White House Report: First Three Years of Obama Will Bring Three Largest Budget Deficits Since World War II

February 1, 2010 - 6:37 PM
The budget tables released by the White House today indicate that the first three years of Obama's presidency—2009, 2010 and 2011—will feature the three largest annual budget deficits (when measured as a percentage of GDP) since World War II.
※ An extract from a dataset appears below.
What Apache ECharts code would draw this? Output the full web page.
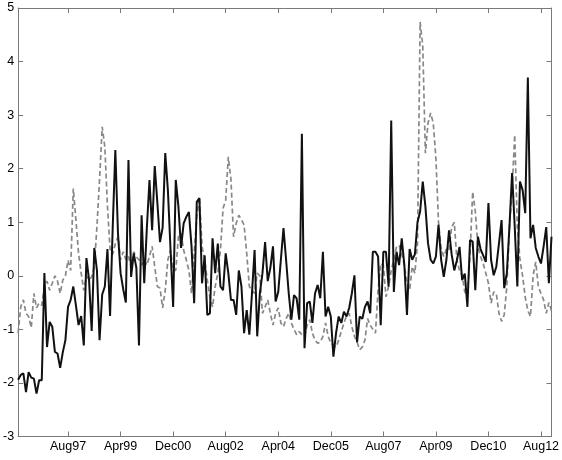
<!DOCTYPE html>
<html>
<head>
<meta charset="utf-8">
<script src="https://cdn.jsdelivr.net/npm/echarts@6/dist/echarts.min.js"></script>
<style>html,body{margin:0;padding:0;background:#fff}#c{width:562px;height:460px}</style>
</head>
<body>
<div id="c"></div>
<script>
// Monthly observations, Jan 1996 .. Dec 2012
const startYear = 1996;
const monthNames = ['Jan','Feb','Mar','Apr','May','Jun','Jul','Aug','Sep','Oct','Nov','Dec'];
const tickLabels = ['Aug97','Apr99','Dec00','Aug02','Apr04','Dec05','Aug07','Apr09','Dec10','Aug12'];
const yTicks = [-3,-2,-1,0,1,2,3,4,5];

const solidSeries = [
-1.94,-1.85,-1.82,-2.17,-1.8,-1.9,-1.92,-2.2,-1.95,-1.95,
0.05,-1.33,-0.86,-0.95,-1.42,-1.45,-1.72,-1.43,-1.2,-0.58,
-0.45,-0.2,-0.55,-0.92,-0.75,-1.3,0.33,-0.08,-1.03,0.52,
0.1,-1.2,-0.35,-0.2,0.5,-0.75,0.9,2.35,0.8,0.05,
-0.25,-0.5,2.16,-0.02,0.42,0.15,-1.3,1.13,-0.14,0.9,
1.79,0.85,2.05,1.36,0.63,0.9,2.29,1.6,0.5,-0.58,
1.79,1.3,0.52,0.98,1.1,1.19,0.55,-0.51,1.38,1.45,
-0.14,0.38,-0.73,-0.7,0.7,0.05,0.6,-0.2,-0.27,0.42,
0.05,-0.45,-0.45,-0.73,0.1,-0.2,-1.07,-0.64,-1.1,-0.33,
0.48,-1.13,-0.33,0.05,0.63,-0.1,0.15,0.55,-0.48,-0.3,
0.3,0.89,0.29,-0.33,-0.82,-0.36,-0.42,-0.82,2.65,-1.35,
-0.51,-0.48,-0.88,-0.33,-0.17,-0.42,0.45,-0.76,-0.58,-0.76,
-1.51,-1.07,-0.76,-0.88,-0.67,-0.76,-0.6,-0.33,0.01,-1.24,
-0.76,-0.8,-0.58,-0.48,-0.7,0.45,0.45,0.36,-0.92,0.45,
0.45,-0.2,2.9,-0.3,0.45,0.2,0.7,0.2,-0.73,0.5,
0.3,0.4,1.0,1.2,1.76,1.3,0.61,0.3,0.23,0.36,
0.95,0.3,-0.02,0.3,0.85,0.4,0.1,0.29,0.54,-0.08,
0.04,-0.58,0.67,0.64,-0.27,0.73,0.5,0.38,0.26,1.36,
0.3,0.01,0.17,0.6,1.04,-0.23,0.05,0.92,1.92,0.92,
-0.2,1.76,1.6,1.17,3.7,0.7,0.95,0.52,0.36,0.23,
0.55,0.91,-0.14,0.73
];

const dashedSeries = [
-1.07,-0.58,-0.45,-0.7,-0.76,-0.97,-0.33,-0.6,-0.51,-0.55,
-0.2,-0.1,-0.27,-0.14,0,-0.1,-0.33,-0.08,0,0.29,
0.1,1.63,1.04,0.42,0.05,-0.27,0,-0.08,-0.02,0.17,
0.92,1.8,2.78,2.41,1.3,0.5,0.4,0.6,0.73,0.3,
0.45,0.3,0.36,0.17,0.45,0.35,0.3,0.2,0.3,0.2,
0.36,0.55,0.17,-0.2,-0.23,-0.6,-0.27,0.3,0.48,0.1,
0.1,0.73,0.79,0.48,0.3,0.1,-0.33,0.42,1.1,1.47,
0.55,0.3,-0.08,-0.4,-0.58,-0.2,0.05,0.48,1.26,1.41,
2.22,1.8,0.73,0.98,1.13,1.05,0.95,0.42,-0.2,-0.27,
-0.33,0.05,0,-0.7,-0.58,-0.45,-0.7,-0.92,-0.7,-0.6,
-0.88,-0.95,-0.8,-0.7,-0.88,-1.0,-1.1,-1.04,-1.1,-1.13,
-0.92,-0.82,-1.07,-1.2,-1.26,-1.24,-1.13,-0.88,-1.13,-1.25,
-1.3,-1.33,-1.2,-1.04,-0.88,-0.75,-0.7,-0.95,-1.13,-1.24,
-1.38,-1.33,-1.2,-0.8,-0.92,-1.0,-1.07,-0.27,0.23,0.2,
-0.39,-0.2,0.1,0.3,0.54,0.57,0.4,0.2,-0.14,-0.27,
0.17,0.05,0.6,4.74,4.3,2.29,2.85,3.04,2.85,2.2,
1.0,0.5,0.36,0.5,0.48,0.91,1.0,0.3,0.1,0.0,
-0.3,-0.36,0.4,1.57,1.2,0.55,0.36,0.23,0.05,-0.14,
-0.51,-0.3,-0.33,-0.7,-0.85,-0.73,-0.2,0.9,1.6,2.63,
0.9,0.3,0.0,-0.4,-0.65,-0.76,0.0,0.26,-0.2,-0.33,
-0.45,-0.7,-0.5,-0.65
];

function labelToIndex(s) {
  const mon = monthNames.indexOf(s.slice(0,3));
  const yy = parseInt(s.slice(3), 10);
  const yr = (yy < 50 ? 2000 : 1900) + yy;
  return (yr - startYear) * 12 + mon;
}
const tickValues = tickLabels.map(labelToIndex);
const labelMap = {};
tickLabels.forEach((l, i) => { labelMap[tickValues[i]] = l; });

const nMonths = solidSeries.length;
const solidData = solidSeries.map((v, i) => [i, v]);
const dashedData = dashedSeries.map((v, i) => [i, v]);

const axisColor = '#7a7a7a';
const font = 'Liberation Sans, Arial, sans-serif';

const chart = echarts.init(document.getElementById('c'), null, {renderer: 'canvas'});
chart.setOption({
  animation: false,
  backgroundColor: '#ffffff',
  grid: {left: 15, right: 6, top: 8, bottom: 23.5, containLabel: false},
  xAxis: [{
    type: 'value', min: 0, max: nMonths - 1, position: 'bottom',
    axisLine: {show: true, onZero: false, lineStyle: {color: axisColor, width: 1}},
    axisTick: {show: true, inside: true, length: 5, customValues: tickValues, lineStyle: {color: axisColor}},
    axisLabel: {show: true, customValues: tickValues, margin: 4, color: '#000', fontFamily: font, fontSize: 12.5,
      hideOverlap: false, formatter: v => labelMap[v] || ''},
    splitLine: {show: false}
  }, {
    type: 'value', min: 0, max: nMonths - 1, position: 'top',
    axisLine: {show: true, onZero: false, lineStyle: {color: axisColor, width: 1}},
    axisTick: {show: true, inside: true, length: 5, customValues: tickValues, lineStyle: {color: axisColor}},
    axisLabel: {show: false},
    splitLine: {show: false}
  }],
  yAxis: [{
    type: 'value', min: yTicks[0], max: yTicks[yTicks.length - 1], interval: 1, position: 'left',
    axisLine: {show: true, onZero: false, lineStyle: {color: axisColor, width: 1}},
    axisTick: {show: true, inside: true, length: 5, lineStyle: {color: axisColor}},
    axisLabel: {show: true, margin: 4, color: '#000', fontFamily: font, fontSize: 12.5},
    splitLine: {show: false}
  }, {
    type: 'value', min: yTicks[0], max: yTicks[yTicks.length - 1], interval: 1, position: 'right',
    axisLine: {show: true, onZero: false, lineStyle: {color: axisColor, width: 1}},
    axisTick: {show: true, inside: true, length: 5, lineStyle: {color: axisColor}},
    axisLabel: {show: false},
    splitLine: {show: false}
  }],
  series: [{
    type: 'line', data: dashedData, xAxisIndex: 0, yAxisIndex: 0,
    showSymbol: false, symbol: 'none', smooth: false,
    lineStyle: {color: '#888888', width: 1.7, type: [5, 3]}
  }, {
    type: 'line', data: solidData, xAxisIndex: 0, yAxisIndex: 0,
    showSymbol: false, symbol: 'none', smooth: false,
    lineStyle: {color: '#111111', width: 2}
  }]
});
</script>
</body>
</html>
(CNSNews.com) - The historical budget tables released Monday by the White House along with President Barack Obama’s budget indicate that the first three years of Obama’s presidency—2009, 2010 and 2011—will feature the three largest annual budget deficits (when measured as a percentage of GDP) since World War II.
 
The deficits for 2009, 2010 and 2011 will also be the three largest ever in non-inflation-adjusted dollars. According to the budget tables published by the White House, the 2009 deficit was $1.41 trillion. The 2010 deficit will reach $1.56 trillion and the 2011 deficit will reach $1.27 trillion.
 
When measured as a percent of GDP, according to the White House, the deficit for 2009 was 9.9 percent of GDP, the deficit for 2010 will be 10.6 percent of GDP, and the deficit for 2011 will be 8.3 percent of GDP.
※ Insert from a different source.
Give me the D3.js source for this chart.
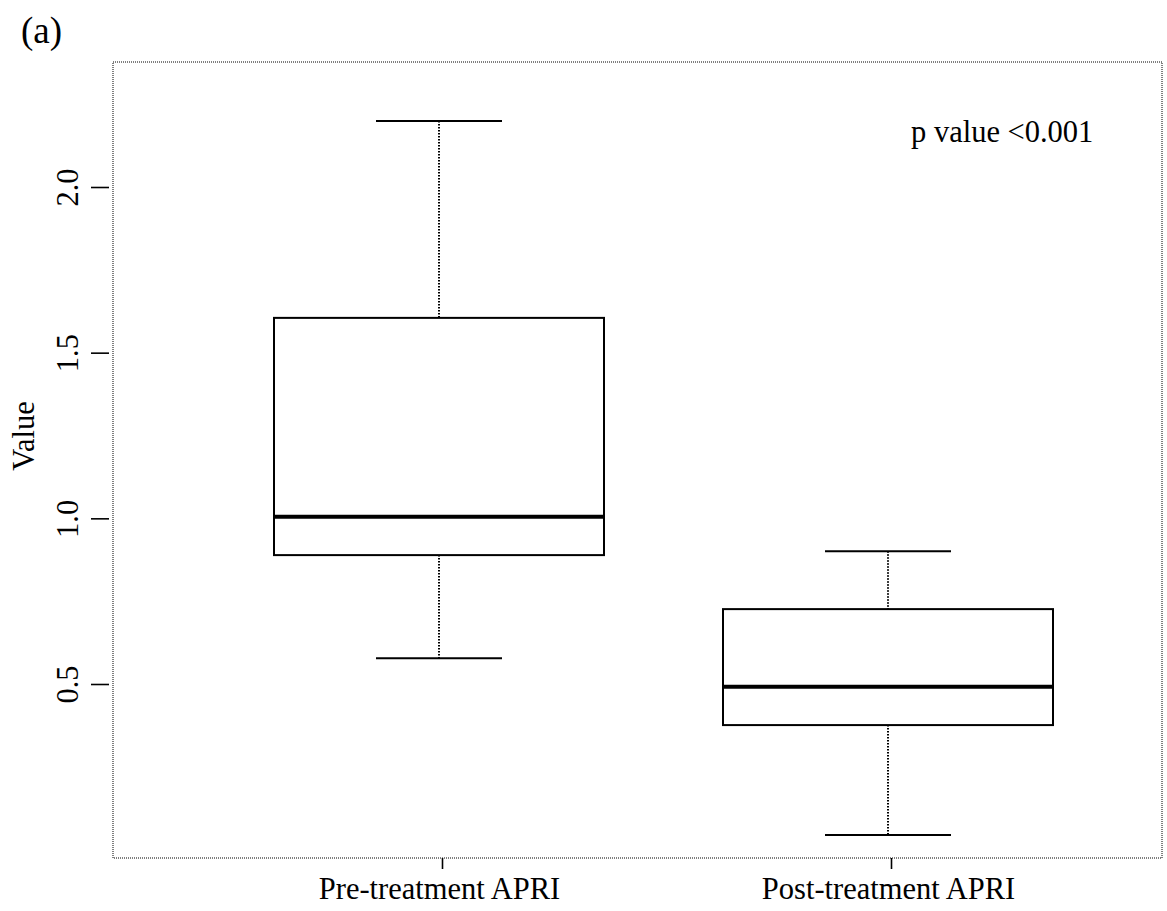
<!DOCTYPE html>
<html>
<head>
<meta charset="utf-8">
<script src="https://cdn.jsdelivr.net/npm/d3@7"></script>
<style>
  body { margin: 0; background: #fff; }
  svg { display: block; font-family: "Liberation Serif", "DejaVu Serif", serif; }
</style>
</head>
<body>
<svg width="1167" height="911"></svg>
<script>
// box summaries
var groups = ["Pre-treatment APRI", "Post-treatment APRI"];
var lowWhisker = [0.578, 0.044];
var q1 = [0.889, 0.376];
var median = [1.005, 0.492];
var q3 = [1.605, 0.726];
var highWhisker = [2.199, 0.901];
var yTicks = [0.5, 1.0, 1.5, 2.0];
var pLabel = "p value <0.001";

var svg = d3.select("svg");

var frame = {left: 113, right: 1162, top: 62, bottom: 858};
var fontSize = "30.5px";

var x = d3.scaleLinear().domain([0, 1]).range([439, 888]);
var y = d3.scaleLinear().domain([0.5, 2.0]).range([684, 187]);

var boxHalf = 165, capHalf = 63;

var data = groups.map(function(g, i) {
  return {name: g, i: i, lo: lowWhisker[i], q1: q1[i], med: median[i], q3: q3[i], hi: highWhisker[i]};
});

// panel label
svg.append("text")
  .attr("x", 21).attr("y", 43)
  .style("font-size", "37px")
  .text("(a)");

// dotted frame
svg.append("rect")
  .attr("x", frame.left).attr("y", frame.top)
  .attr("width", frame.right - frame.left)
  .attr("height", frame.bottom - frame.top)
  .attr("fill", "none")
  .attr("stroke", "#000")
  .attr("stroke-width", 1)
  .attr("stroke-dasharray", "1,1");

// y axis
var yAxis = svg.append("g")
  .attr("transform", "translate(" + (frame.left - 4) + ",0)")
  .call(d3.axisLeft(y).tickValues(yTicks).tickSize(18).tickFormat(d3.format(".1f")));
yAxis.select(".domain").remove();
yAxis.selectAll(".tick line").attr("stroke-width", 1.6);
yAxis.selectAll(".tick text")
  .attr("x", null).attr("dy", null)
  .attr("transform", "translate(-31,0) rotate(-90)")
  .style("text-anchor", "middle")
  .style("font-family", "Liberation Serif")
  .style("font-size", fontSize)
  .attr("fill", "#000");

// x axis
var xAxis = svg.append("g")
  .attr("transform", "translate(0," + frame.bottom + ")")
  .call(d3.axisBottom(x).tickValues([0, 1]).tickSize(11).tickFormat(function(d) { return groups[d]; }));
xAxis.select(".domain").remove();
xAxis.selectAll(".tick line").attr("stroke-width", 1.6).attr("transform", "translate(3,0)");
xAxis.selectAll(".tick text")
  .attr("y", 41).attr("dy", null)
  .style("font-family", "Liberation Serif")
  .style("font-size", fontSize)
  .attr("fill", "#000");

// y axis title
svg.append("text")
  .attr("transform", "translate(34,436) rotate(-90)")
  .style("text-anchor", "middle")
  .style("font-size", fontSize)
  .text("Value");

// boxes
var box = svg.selectAll(".box").data(data).enter().append("g").attr("class", "box");

box.append("line")
  .attr("x1", d => x(d.i)).attr("x2", d => x(d.i))
  .attr("y1", d => y(d.hi)).attr("y2", d => y(d.q3))
  .attr("stroke", "#000").attr("stroke-width", 2).attr("stroke-dasharray", "1.5,1.5");
box.append("line")
  .attr("x1", d => x(d.i)).attr("x2", d => x(d.i))
  .attr("y1", d => y(d.q1)).attr("y2", d => y(d.lo))
  .attr("stroke", "#000").attr("stroke-width", 2).attr("stroke-dasharray", "1.5,1.5");

// whisker caps
box.selectAll(".cap").data(d => [{i: d.i, v: d.hi}, {i: d.i, v: d.lo}]).enter().append("line")
  .attr("class", "cap")
  .attr("x1", d => x(d.i) - capHalf).attr("x2", d => x(d.i) + capHalf)
  .attr("y1", d => y(d.v)).attr("y2", d => y(d.v))
  .attr("stroke", "#000").attr("stroke-width", 2);

box.append("rect")
  .attr("x", d => x(d.i) - boxHalf)
  .attr("y", d => y(d.q3))
  .attr("width", boxHalf * 2)
  .attr("height", d => y(d.q1) - y(d.q3))
  .attr("fill", "none").attr("stroke", "#000").attr("stroke-width", 2);

box.append("line")
  .attr("x1", d => x(d.i) - boxHalf).attr("x2", d => x(d.i) + boxHalf)
  .attr("y1", d => y(d.med)).attr("y2", d => y(d.med))
  .attr("stroke", "#000").attr("stroke-width", 4);

// p value note
svg.append("text")
  .attr("x", 911).attr("y", 142)
  .style("font-size", fontSize)
  .text(pLabel);
</script>
</body>
</html>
From 1946 through 2008, the annual budget deficit never approached 8 percent of GDP. Before Obama, the two highest post-World War II budget deficits as measured by percentage of GDP were immediately after the war in 1946, when the deficit equaled 7.2 percent of GDP and in 1983, when it equaled 6.0 percent.
 
During the Great Depression of the 1930s, the deficit peaked in 1934 at 5.9 percent of GDP. During the 1941-45 period of World War II, the deficit rose as high as 30.3 percent of GDP in 1943.  By 1947, however, the government was running a surplus of 1.7 percent of GDP.